• Beautiful City of the Dead

    April 13th, 2010 | Metalheads Who Read

    beautiful-city-of-the-dead

    Beautiful City of the Dead

    “You know how if you turn the volume all the way till your ears almost bleed, how when it’s so loud there’s a quiet place inside the noise? Loud enough to shake your teeth loose but in there somewhere is a ghost voice, like silent singing. That’s the sound I want to get.”

    Wow, okey.

    Port O’ Call: “Beautiful City of the Dead”, a YA novel about teen angst, elemental magic and “Ghost Metal”.

    Mateys: Leander Watts, whose name makes him sound like a shakespearean thespian, but is in fact an English Professor who apparently does like metal.

    Premise: Zee – the narrator and female bassist – meets Relly the first day of school. She finds him both attractive and dangerous. He invites her to join his band, Scorpio Bone, and she does. Then things get weird.

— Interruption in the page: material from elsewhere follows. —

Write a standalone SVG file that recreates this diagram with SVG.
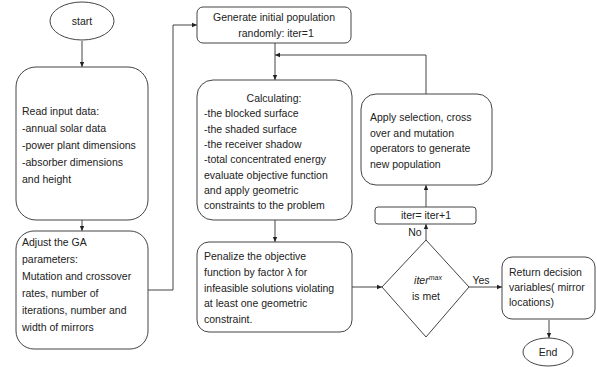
<svg xmlns="http://www.w3.org/2000/svg" width="597" height="367" viewBox="0 0 597 367">
<style>
.n{fill:#fff;stroke:#444;stroke-width:1}
.c{fill:none;stroke:#444;stroke-width:1}
text{font-family:"Liberation Sans",Arial,sans-serif;font-size:10.5px;fill:#222}
.m{text-anchor:middle}
</style>
<defs>
<marker id="a" markerWidth="6" markerHeight="6" refX="5" refY="3" orient="auto" markerUnits="userSpaceOnUse">
<path d="M0,0.8 L5,3 L0,5.2 Z" fill="#222"/>
</marker>
</defs>
<g id="connectors">
<path class="c" d="M82,41 V67" marker-end="url(#a)"/>
<path class="c" d="M82,220 V231" marker-end="url(#a)"/>
<path class="c" d="M148,290 H173 V25 H197" marker-end="url(#a)"/>
<path class="c" d="M275,43 V80" marker-end="url(#a)"/>
<path class="c" d="M426,94 V55 H275" marker-end="url(#a)"/>
<path class="c" d="M275,220 V242" marker-end="url(#a)"/>
<path class="c" d="M352,287 H382" marker-end="url(#a)"/>
<path class="c" d="M426,240 V224" marker-end="url(#a)"/>
<path class="c" d="M426,207 V185" marker-end="url(#a)"/>
<path class="c" d="M469,287 H502" marker-end="url(#a)"/>
<path class="c" d="M549,320 V338" marker-end="url(#a)"/>
<text x="415" y="236" class="m">No</text>
<text x="481" y="284" class="m">Yes</text>
</g>
<g id="start">
<ellipse class="n" cx="82" cy="21" rx="32" ry="19"/>
<text x="82" y="25" class="m">start</text>
</g>
<g id="read">
<rect class="n" x="16" y="67" width="132" height="153" rx="20"/>
<text x="22" y="115">Read input data:</text>
<text x="22" y="132">-annual solar data</text>
<text x="22" y="149">-power plant dimensions</text>
<text x="22" y="166">-absorber dimensions</text>
<text x="22" y="183">and height</text>
</g>
<g id="adjust">
<rect class="n" x="16" y="231" width="132" height="118" rx="18"/>
<text x="22" y="246">Adjust the GA</text>
<text x="22" y="263">parameters:</text>
<text x="22" y="280">Mutation and crossover</text>
<text x="22" y="297">rates, number of</text>
<text x="22" y="314">iterations, number and</text>
<text x="22" y="331">width of mirrors</text>
</g>
<g id="generate">
<rect class="n" x="197" y="7" width="154" height="36" rx="6"/>
<text x="274" y="21" class="m">Generate initial population</text>
<text x="276" y="37" class="m">randomly: iter=1</text>
</g>
<g id="calculating">
<rect class="n" x="197" y="80" width="155" height="140" rx="16"/>
<text x="274" y="102" class="m">Calculating:</text>
<text x="204" y="117">-the blocked surface</text>
<text x="204" y="132.5">-the shaded surface</text>
<text x="204" y="148">-the receiver shadow</text>
<text x="204" y="163">-total concentrated energy</text>
<text x="204" y="178.5">evaluate objective function</text>
<text x="204" y="194">and apply geometric</text>
<text x="204" y="209">constraints to the problem</text>
</g>
<g id="penalize">
<rect class="n" x="197" y="242" width="155" height="90" rx="12"/>
<text x="204" y="260">Penalize the objective</text>
<text x="204" y="276">function by factor λ for</text>
<text x="204" y="291.5">infeasible solutions violating</text>
<text x="204" y="307">at least one geometric</text>
<text x="204" y="322.5">constraint.</text>
</g>
<g id="apply">
<rect class="n" x="361" y="94" width="131" height="91" rx="15"/>
<text x="370" y="121">Apply selection, cross</text>
<text x="370" y="136.5">over and mutation</text>
<text x="370" y="152">operators to generate</text>
<text x="370" y="167.5">new population</text>
</g>
<g id="iter">
<rect class="n" x="375" y="207" width="101" height="17" rx="3"/>
<text x="426" y="219" class="m">iter= iter+1</text>
</g>
<g id="decision">
<path class="n" d="M426,240 L469,287 L426,337 L382,287 Z"/>
<text x="428" y="284" class="m"><tspan font-style="italic">iter</tspan><tspan font-style="italic" font-size="7" dy="-4">max</tspan></text>
<text x="426" y="300" class="m">is met</text>
</g>
<g id="return">
<rect class="n" x="502" y="257" width="93" height="62" rx="10"/>
<text x="509" y="276">Return decision</text>
<text x="509" y="291">variables( mirror</text>
<text x="509" y="305.5">locations)</text>
</g>
<g id="end">
<ellipse class="n" cx="548" cy="352" rx="25" ry="14"/>
<text x="548" y="356" class="m">End</text>
</g>
</svg>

    Relly is obsessed with creating something he calls “ghost metal” – a music so loud and so powerful you can find silence and peace and power within it. At their first concert they create the ghost metal, and Zee sees flames shoot up Relly’s arms. He tells Zee they are all Gods of elemental magic – Zee is the God of water, an antidote to his fire. Now that Zee has joined the band, they have “four, and no more.” The perfect unit.

    But another group of Gods want Zee to be their forth, and they will do anything to have her.

    It all sounds a bit … ridiculous, but the literary style in which it’s written gives a raw, wild quality to the imagery, making “Beautiful City of the Dead” a more enjoyable read than you might think.

    Why it’s Krieg: I am fairly partial to any young adult book that might convince more young’uns to get into metal, play instruments, join a band and generally be more like me when I was younger (oh, the days …). If I had found this book when I was eleven, I would have been down the shops buying every Black Sabbath album in sight.

    A true sense of music – our music – as a force for magic permeates its pages. I love how Watts combines the heaviness and fullness of the riffs, the fascination for ghosts and the dead, and the presence of the supernatural without coming across as hokey or satanic or overly simplistic.

    I adored the ending – so many YA books end too quickly, as though you walked out of the room before the movie has finished. This book ends exactly where it should, and I am thankful for that, because the rest of the book was so short.

    Why it’s Emo: The main character had a surrealist thought-structure, which made her seem less like a teenager and more like a Salvador Dali painting. Some will love the writing style, others will hate it. You would have to read the book to make up your mind.

    “Beautiful City of the Dead” can’t be more than 35 000 words long, which is short, even for a YA novel. This, of course, causes some problems. The characters seem underdeveloped (some aren’t developed at all), and the second half of the book comes across as rushed and poorly thought out.

    One Goodreads reviewer points out the book seems like three books in a series mushed together into one short narrative.

    The evocative title “Beautiful City of the Dead”, refers to an old name for the town cemetery, where Zee and Relly go to find lyrics for their songs. However, it’s not until the climax of the book when we actually visit this cemetery – we simly hear about it through Zee’s narrative. I felt as though the author cut some important scene where the teens go to the cemetery and experience the magic of the dead. I would have kept this scene in – no one would accuse this book of being too long.

    Quote:

    “Now that we’re together, the four of us, it’s gonna start. The big time. The biggest thing you ever saw,” Relly says. “When we get cranking, the four of us, we can cross over to the other side, the other world. It takes four and no more. It takes four to win the war.”

    Rating: \m/ \m/ \m/ three horns for beautiful imagery, but not quite enough depth.

    What are you reading this week?

    Love, Lies and Lord of the Flies
    Steff


2 Responses and Counting...

  • v 04.13.2010

    I just re-read Perdido Street Station by China Mieville.

  • I’ve got a couple of her books in my HUGE stack from the library. I read “Four and Twenty Blackbirds” are loved it. She’s one of the writers I “want to be”. Her and Melissa Marr.